Great, Great, Great Image

Great, Great, Great

By Hanna B | February 15, 2019

Great, Great, Great is a very contemporary film following Lauren (Sarah Kolasky), a 30-year-old woman navigating life after learning about her parent’s very amicable divorce (they are still roommates!). She lives with her long-time boyfriend, Tom (Daniel Beirne), but is somehow unsatisfied or bored by their monotonous existences and is not sure if she wants something more, something different or if she is just afraid to end up like her parents.

Things will take a dramatic turn for Lauren when David (Richard Clarkin), an old — and older — flame, becomes her new boss and tries to win her back; maybe this is what she needs. At first, reluctant to his advances, she quickly lets herself fall, again, for this man who somehow is the opposite of current boyfriend Tom and who might also bring a sense of excitement back in her life. Despite their engagement and deciding to retake control of her life, Lauren is unable to stop the ongoing affair making things messier and more complicated as she has to lie to everyone: her family, friends, colleagues and, of course, her fiancé.

In this realistic “slice-of-life type” feature, we also get to learn more about Tom, which offers an interesting insight into the life of young adults in this day and age. He is a seemingly lovely and stable guy but as he is desperately looking for an urban planner position (something he is good at, but unfortunately not enough to get a job). We see him going through the motions of keeping faith or dignity in spite of feeling like a loser in the eyes of everyone, especially Lauren.

“…unable to stop the ongoing affair making things messier and more complicated…”

After being “accused” of not being invested enough in his career over playing with Legos at home, Tom decides to spend more time at the gym to boost his confidence and tries to appear as active as possible, so his girlfriend would not think less of him.

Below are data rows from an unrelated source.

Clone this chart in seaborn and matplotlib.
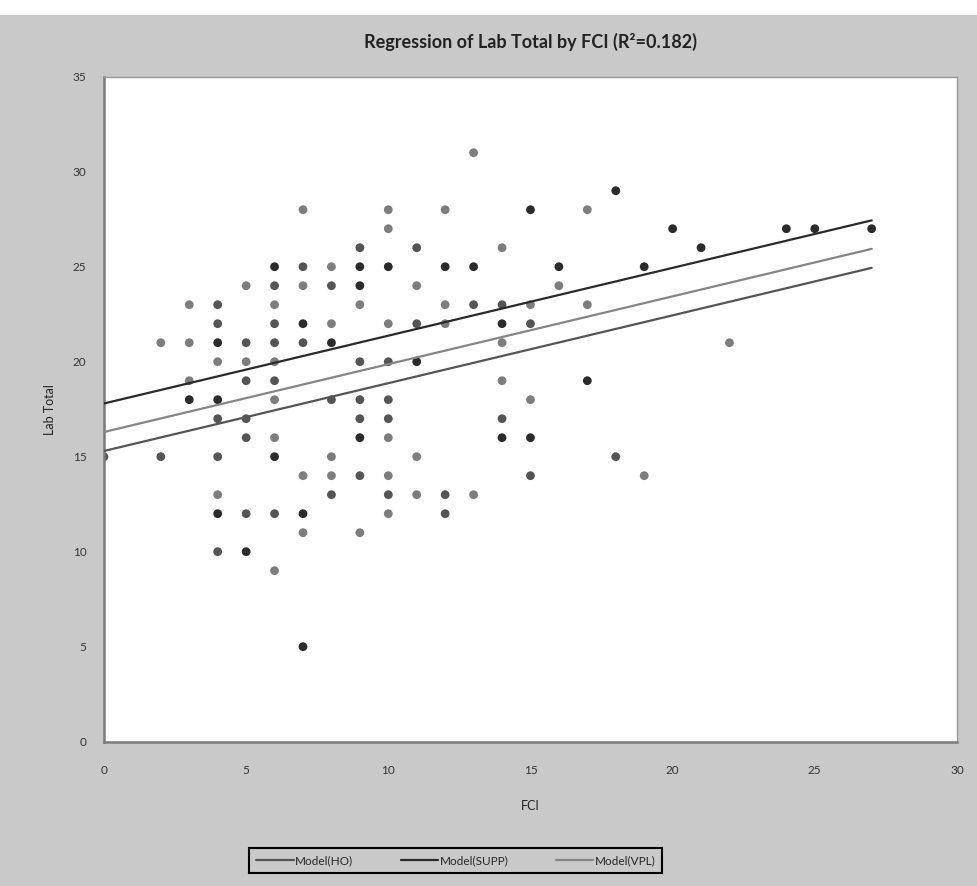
import numpy as np
import pandas as pd
import matplotlib
matplotlib.use('Agg')
import matplotlib.pyplot as plt
import seaborn as sns

# Points (FCI, Lab Total) for each group
ho_fci = [9, 7, 6, 8, 4, 4, 6, 5, 6, 7, 5, 6, 8, 9, 4, 5, 9, 5, 11, 13,
          14, 11, 15, 9, 10, 10, 10, 14, 18, 15, 12, 12, 0, 2, 4, 9, 8, 10, 5, 6, 4]
ho_lab = [26, 25, 24, 24, 23, 22, 22, 21, 21, 21, 19, 19, 18, 18, 17, 17, 17, 16, 26, 23,
          23, 22, 22, 20, 20, 18, 17, 17, 15, 14, 13, 12, 15, 15, 15, 14, 13, 13, 12, 12, 10]

supp_fci = [6, 9, 9, 7, 4, 8, 3, 4, 9, 10, 12, 13, 16, 15, 14, 11, 17, 14, 15, 18,
            20, 21, 19, 24, 25, 27, 6, 4, 7, 5, 7]
supp_lab = [25, 25, 24, 22, 21, 21, 18, 18, 16, 25, 25, 25, 25, 28, 22, 20, 19, 16, 16, 29,
            27, 26, 25, 27, 27, 27, 15, 12, 12, 10, 5]

vpl_fci = [7, 8, 5, 7, 3, 6, 9, 8, 2, 3, 4, 5, 6, 3, 6, 6, 13, 10, 12, 17,
           10, 14, 11, 16, 12, 15, 17, 10, 12, 14, 14, 15, 10, 22, 19, 13, 8, 11, 7, 8,
           10, 4, 11, 10, 7, 9, 6]
vpl_lab = [28, 25, 24, 24, 23, 23, 23, 22, 21, 21, 20, 20, 20, 19, 18, 16, 31, 28, 28, 28,
           27, 26, 24, 24, 23, 23, 23, 22, 22, 21, 19, 18, 16, 21, 14, 13, 15, 15, 14, 14,
           14, 13, 13, 12, 11, 11, 9]

# Fitted model lines (common slope, group intercepts)
models = ['Model(HO)', 'Model(SUPP)', 'Model(VPL)']
intercepts = [15.3, 17.8, 16.3]
slope = 0.357

point_colors = {'HO': '#555555', 'SUPP': '#2b2b2b', 'VPL': '#7d7d7d'}
line_colors = {'Model(HO)': '#555555', 'Model(SUPP)': '#2a2a2a', 'Model(VPL)': '#858585'}

points = pd.concat([
    pd.DataFrame({'FCI': ho_fci, 'Lab Total': ho_lab, 'group': 'HO'}),
    pd.DataFrame({'FCI': supp_fci, 'Lab Total': supp_lab, 'group': 'SUPP'}),
    pd.DataFrame({'FCI': vpl_fci, 'Lab Total': vpl_lab, 'group': 'VPL'}),
])

x_range = [points['FCI'].min(), points['FCI'].max()]
lines = pd.concat([
    pd.DataFrame({'FCI': x_range,
                  'Lab Total': [b + slope * x for x in x_range],
                  'model': m})
    for m, b in zip(models, intercepts)
])

bg = '#c9c9c9'
sns.set_theme(style='white')
plt.rcParams['font.family'] = ['Lato', 'DejaVu Sans']

fig = plt.figure(figsize=(9.78, 8.86), dpi=100, facecolor=bg)
ax = fig.add_axes([0.1063, 0.1629, 0.8722, 0.7505])
ax.set_facecolor('white')

# white strip of the page above the chart
fig.patches.append(plt.Rectangle((0, 0.983), 1, 0.017, transform=fig.transFigure,
                                 facecolor='white', edgecolor='none'))

sns.scatterplot(data=points, x='FCI', y='Lab Total', hue='group', palette=point_colors,
                s=40, linewidth=0, legend=False, ax=ax, zorder=2)
sns.lineplot(data=lines, x='FCI', y='Lab Total', hue='model', palette=line_colors,
             linewidth=1.6, ax=ax, zorder=3, legend=False)

ax.set_xlim(0, 30)
ax.set_ylim(0, 35)
ax.set_xticks(range(0, 31, 5))
ax.set_yticks(range(0, 36, 5))
ax.tick_params(axis='both', direction='inout', length=7, width=1, color='#777777',
               labelsize=8.5, labelcolor='#333333', pad=9)
ax.tick_params(axis='x', pad=13)

for side in ['left', 'bottom']:
    ax.spines[side].set_color('#7a7a7a')
    ax.spines[side].set_linewidth(1.8)
for side in ['top', 'right']:
    ax.spines[side].set_color('#9a9a9a')
    ax.spines[side].set_linewidth(1.0)

ax.set_title('Regression of Lab Total by FCI (R\u00b2=0.182)', fontsize=13,
             fontweight='bold', color='#222222', pad=21)
ax.set_xlabel('FCI', fontsize=9, color='#222222')
ax.set_ylabel('Lab Total', fontsize=9, color='#222222')
ax.xaxis.set_label_coords(0.5, -0.088)
ax.yaxis.set_label_coords(-0.056, 0.5)

handles = [plt.Line2D([], [], color=line_colors[m], linewidth=1.6) for m in models]
leg = fig.legend(handles, models, loc='center', bbox_to_anchor=(0.466, 0.029), ncol=3,
                 frameon=True, fancybox=False, edgecolor='black', facecolor=bg,
                 framealpha=1, fontsize=8.5, handlelength=3.2, handletextpad=0.1,
                 columnspacing=4.0, borderpad=0.6)
leg.get_frame().set_linewidth(1.5)

fig.savefig('out.png', dpi=100, facecolor=bg)
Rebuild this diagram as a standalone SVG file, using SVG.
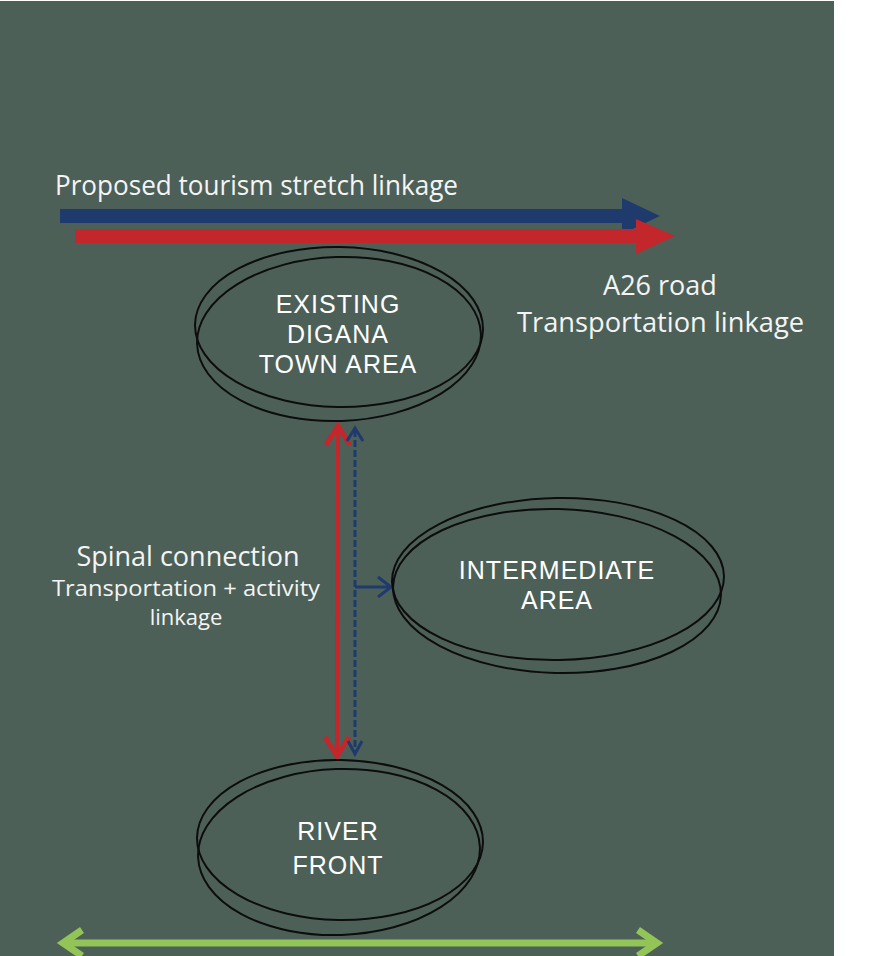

All the characters populating Great Great Great are neither too happy nor particularly unhappy, they are just the products of their environments and trying to find a purpose. One thing for sure, the acting is solid elevating the realism of the film, making all scenes seem genuine and unforced. The film is also quite cleverly in not taking sides and painting this realistic “picture” like it is. Nobody is vilified for their doings, undoings, or not doing anything at all.

Great Great Great has a “New York low-key hipster neo-realist” feel of films distinguishable by stories filled with ordinary slightly bland, flawed (and almost always white) people wandering through life and interacting with anything/anyone with touches of awkwardness, or characters embodying a certain type without falling hard into clichés. And although it is not set in New York, but Toronto (we don’t often see these types of decently made indies actually taking place there), this style is quite fitted here as it tells a universal story of city dwellers that will resonate with many.

“…profoundly relatable and few situations might feel strangely “too real” for some facing similar predicaments.”

The general mood and feeling emanating from the story is profoundly relatable and few situations might feel strangely “too real” for some facing similar predicaments. Despite being quite uneven in the beginning before finding its rhythm (after a pointless lengthy macaroon-making scene!) and a rushed ending leaving viewers as clueless and doubtful as its characters; the film is coherent, well-thought and narratively satisfying.

Although Great Great Great might not be as gripping and memorable as its name indicates, it manages to uniquely capture the essence of the lives of middle-class young adults trying to come to terms with the fact that their journeys will be very different from their parents’ and that nothing is as easy it seems in this trying time.